**Directive:** From the first line of the listing below to the line with "from matplotlib.ticker import", print each line exactly, and nothing more. Leave out the pictures.

**Recorded data:**
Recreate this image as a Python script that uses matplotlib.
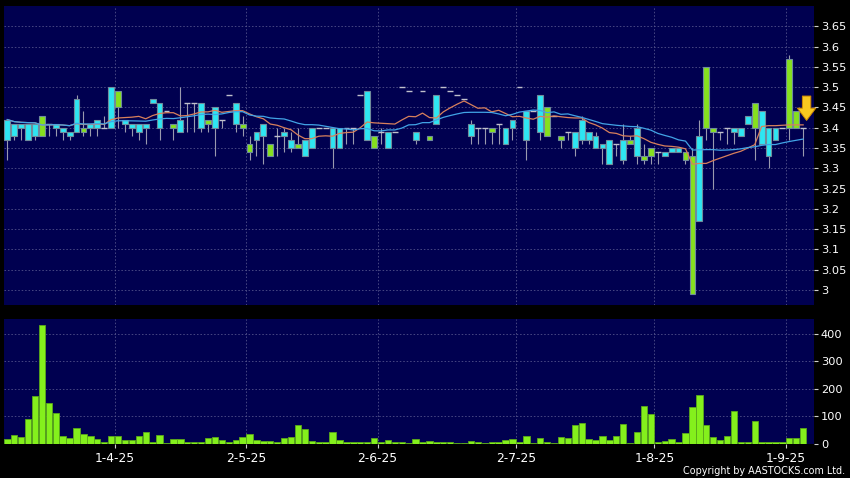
import numpy as np
import pandas as pd
import matplotlib
matplotlib.use('Agg')
import matplotlib.pyplot as plt
from matplotlib.ticker import FormatStrFormatter

# ---------------- data ----------------
opens = [3.37, 3.38, 3.40, 3.37, 3.38, 3.43, 3.41, 3.40, 3.39, 3.38,
         3.39, 3.40, 3.40, 3.40, 3.40, 3.40, 3.49, 3.41, 3.40, 3.39,
         3.40, 3.46, 3.40, 3.44, 3.41, 3.39, 3.46, 3.46, 3.40, 3.42,
         3.40, 3.42, 3.48, 3.41, 3.41, 3.36, 3.37, 3.38, 3.36, 3.38,
         3.38, 3.35, 3.36, 3.33, 3.35, 3.40, 3.40, 3.35, 3.35, 3.40,
         3.40, 3.48, 3.37, 3.38, 3.39, 3.35, 3.39, 3.50, 3.49, 3.37,
         3.49, 3.38, 3.41, 3.50, 3.49, 3.48, 3.47, 3.38, 3.40, 3.40,
         3.40, 3.41, 3.36, 3.40, 3.50, 3.37, 3.44, 3.39, 3.45, 3.43,
         3.38, 3.39, 3.35, 3.37, 3.37, 3.35, 3.35, 3.31, 3.36, 3.32,
         3.37, 3.33, 3.33, 3.35, 3.34, 3.33, 3.34, 3.34, 3.34, 3.33,
         3.17, 3.55, 3.40, 3.39, 3.40, 3.39, 3.38, 3.41, 3.46, 3.36,
         3.33, 3.37, 3.40, 3.57, 3.44, 3.40]
highs = [3.42, 3.41, 3.41, 3.41, 3.41, 3.43, 3.41, 3.41, 3.40, 3.39,
         3.48, 3.44, 3.41, 3.42, 3.43, 3.50, 3.49, 3.42, 3.41, 3.41,
         3.41, 3.47, 3.46, 3.44, 3.41, 3.50, 3.46, 3.46, 3.46, 3.42,
         3.45, 3.42, 3.48, 3.46, 3.43, 3.38, 3.39, 3.41, 3.36, 3.40,
         3.40, 3.39, 3.40, 3.37, 3.40, 3.40, 3.40, 3.40, 3.40, 3.40,
         3.40, 3.48, 3.49, 3.38, 3.40, 3.39, 3.39, 3.50, 3.49, 3.39,
         3.49, 3.38, 3.48, 3.50, 3.49, 3.48, 3.47, 3.42, 3.40, 3.40,
         3.40, 3.41, 3.40, 3.42, 3.50, 3.44, 3.44, 3.48, 3.45, 3.43,
         3.38, 3.39, 3.39, 3.43, 3.39, 3.39, 3.36, 3.37, 3.36, 3.41,
         3.38, 3.41, 3.36, 3.35, 3.34, 3.34, 3.35, 3.35, 3.34, 3.35,
         3.42, 3.55, 3.40, 3.39, 3.40, 3.40, 3.40, 3.43, 3.46, 3.44,
         3.40, 3.40, 3.40, 3.58, 3.44, 3.40]
lows = [3.32, 3.37, 3.37, 3.37, 3.37, 3.38, 3.38, 3.38, 3.37, 3.37,
        3.39, 3.38, 3.38, 3.38, 3.40, 3.40, 3.40, 3.39, 3.38, 3.37,
        3.36, 3.46, 3.37, 3.44, 3.37, 3.39, 3.39, 3.39, 3.39, 3.39,
        3.33, 3.40, 3.48, 3.39, 3.38, 3.32, 3.33, 3.31, 3.33, 3.33,
        3.34, 3.34, 3.35, 3.33, 3.35, 3.40, 3.40, 3.30, 3.35, 3.36,
        3.36, 3.48, 3.37, 3.35, 3.36, 3.35, 3.39, 3.50, 3.49, 3.36,
        3.49, 3.37, 3.41, 3.50, 3.49, 3.48, 3.47, 3.36, 3.36, 3.36,
        3.36, 3.36, 3.36, 3.37, 3.50, 3.32, 3.44, 3.37, 3.38, 3.43,
        3.35, 3.37, 3.33, 3.36, 3.36, 3.35, 3.31, 3.31, 3.33, 3.31,
        3.36, 3.31, 3.31, 3.31, 3.31, 3.33, 3.34, 3.34, 3.31, 2.99,
        3.17, 3.37, 3.25, 3.37, 3.36, 3.36, 3.38, 3.41, 3.32, 3.36,
        3.30, 3.37, 3.40, 3.37, 3.40, 3.33]
closes = [3.42, 3.41, 3.41, 3.41, 3.41, 3.38, 3.41, 3.41, 3.40, 3.39,
          3.47, 3.39, 3.41, 3.42, 3.40, 3.50, 3.45, 3.42, 3.41, 3.41,
          3.41, 3.47, 3.46, 3.44, 3.40, 3.42, 3.46, 3.46, 3.46, 3.41,
          3.45, 3.42, 3.48, 3.46, 3.40, 3.34, 3.39, 3.41, 3.33, 3.38,
          3.39, 3.37, 3.35, 3.37, 3.40, 3.40, 3.40, 3.40, 3.40, 3.40,
          3.40, 3.48, 3.49, 3.35, 3.39, 3.39, 3.39, 3.50, 3.49, 3.39,
          3.49, 3.37, 3.48, 3.50, 3.49, 3.48, 3.47, 3.41, 3.40, 3.40,
          3.39, 3.41, 3.40, 3.42, 3.50, 3.44, 3.44, 3.48, 3.38, 3.43,
          3.37, 3.39, 3.39, 3.42, 3.39, 3.38, 3.36, 3.37, 3.36, 3.37,
          3.36, 3.40, 3.32, 3.33, 3.34, 3.34, 3.35, 3.35, 3.32, 2.99,
          3.38, 3.40, 3.39, 3.39, 3.40, 3.40, 3.40, 3.43, 3.40, 3.44,
          3.40, 3.40, 3.40, 3.40, 3.40, 3.40]
volumes = [17, 30, 22, 90, 174, 433, 147, 111, 27, 19,
           57, 34, 26, 17, 5, 26, 29, 11, 13, 29,
           43, 4, 32, 2, 18, 15, 6, 6, 6, 19,
           22, 13, 6, 12, 23, 36, 11, 10, 10, 6,
           19, 24, 66, 52, 10, 6, 5, 43, 11, 6,
           6, 6, 6, 19, 6, 11, 6, 6, 2, 15,
           4, 10, 5, 5, 4, 1, 1, 10, 7, 2,
           5, 5, 11, 17, 5, 26, 1, 21, 6, 2,
           23, 19, 69, 74, 17, 11, 29, 11, 28, 72,
           2, 41, 137, 109, 6, 10, 15, 7, 38, 134,
           178, 67, 22, 13, 26, 117, 4, 4, 83, 7,
           7, 5, 4, 19, 19, 56]
tick_pos = [15.5, 34.5, 53.5, 73.5, 93.5, 112.5]
tick_labels = ['1-4-25', '2-5-25', '2-6-25', '2-7-25', '1-8-25', '1-9-25']
price_ticks = [3.0, 3.05, 3.1, 3.15, 3.2, 3.25, 3.3, 3.35, 3.4, 3.45, 3.5, 3.55, 3.6, 3.65]
vol_ticks = [0, 100, 200, 300, 400]

# ---------------- styling ----------------
BG = '#000050'
UP = '#2ee6f2'
DOWN = '#86e01e'
EDGE = '#6f8c9c'
WICK = '#9a9aae'
DOJI = '#c0c0cc'
GRID = '#5a5a90'
MA10_C = '#d8805c'
MA20_C = '#42a4e6'

o = np.array(opens); h = np.array(highs); l = np.array(lows); c = np.array(closes)
v = np.array(volumes)
x = np.arange(len(c))

s = pd.Series(c)
ma10 = s.rolling(10, min_periods=1).mean()
ma20 = s.rolling(20, min_periods=1).mean()

fig = plt.figure(figsize=(8.5, 4.78), dpi=100, facecolor='black')
ax = fig.add_axes([4/850, 1-305/478, 810/850, 299/478])
axv = fig.add_axes([4/850, 1-443.5/478, 810/850, 124.5/478])

xlim = (-0.48, 116.57)
for a in (ax, axv):
    a.set_facecolor(BG)
    for sp in a.spines.values():
        sp.set_visible(False)
    a.set_xlim(*xlim)
    a.grid(True, color=GRID, linestyle=(0, (2, 2.5)), linewidth=0.55)
    a.set_axisbelow(True)
    a.yaxis.tick_right()
    a.tick_params(axis='y', colors='#d0d0d0', labelcolor='white', length=3,
                  width=0.8, labelsize=8.2, pad=2)

# candles
up = c > o
down = c < o
doji = c == o
ax.vlines(x, l, h, color=WICK, linewidth=0.8, zorder=2)
ax.bar(x[up], (c - o)[up], bottom=o[up], width=0.84, color=UP,
       edgecolor=EDGE, linewidth=0.8, zorder=3)
ax.bar(x[down], (o - c)[down], bottom=c[down], width=0.84, color=DOWN,
       edgecolor=EDGE, linewidth=0.8, zorder=3)
ax.hlines(c[doji], x[doji] - 0.42, x[doji] + 0.42, color=DOJI, linewidth=1.0, zorder=3)

ax.plot(x, ma10, color=MA10_C, linewidth=0.9, zorder=4)
ax.plot(x, ma20, color=MA20_C, linewidth=0.9, zorder=4)

# arrow marking the last price
ax.annotate('', xy=(x[-1] + 0.5, c[-1] + 0.018), xytext=(x[-1] + 0.5, c[-1] + 0.078),
            arrowprops=dict(arrowstyle='simple,head_length=0.8,head_width=1.2,tail_width=0.55',
                            fc='#f8c820', ec='#d08a00', lw=0.7, mutation_scale=11,
                            shrinkA=0, shrinkB=0),
            zorder=10, annotation_clip=False)

ax.set_ylim(2.963, 3.70)
ax.set_yticks(price_ticks)
ax.yaxis.set_major_formatter(FormatStrFormatter('%g'))
ax.set_xticks(tick_pos)
ax.tick_params(axis='x', length=0, labelbottom=False)

# volume
axv.bar(x, v, width=0.92, color='#84f01c', edgecolor='#5aa81a', linewidth=0.6, zorder=3)
axv.set_ylim(0, 455)
axv.set_yticks(vol_ticks)
axv.set_xticks(tick_pos)
axv.set_xticklabels(tick_labels)
axv.tick_params(axis='x', colors='#d0d0d0', labelcolor='white', length=3,
                width=0.8, labelsize=8.8, pad=3)

fig.text(845/850, 1-471.5/478, 'Copyright by AASTOCKS.com Ltd.', ha='right',
         va='center', color='white', fontsize=6.9)

fig.savefig('out.png', dpi=100, facecolor='black')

**Finished answer:**
Recreate this image as a Python script that uses matplotlib.
import numpy as np
import pandas as pd
import matplotlib
matplotlib.use('Agg')
import matplotlib.pyplot as plt
from matplotlib.ticker import FormatStrFormatter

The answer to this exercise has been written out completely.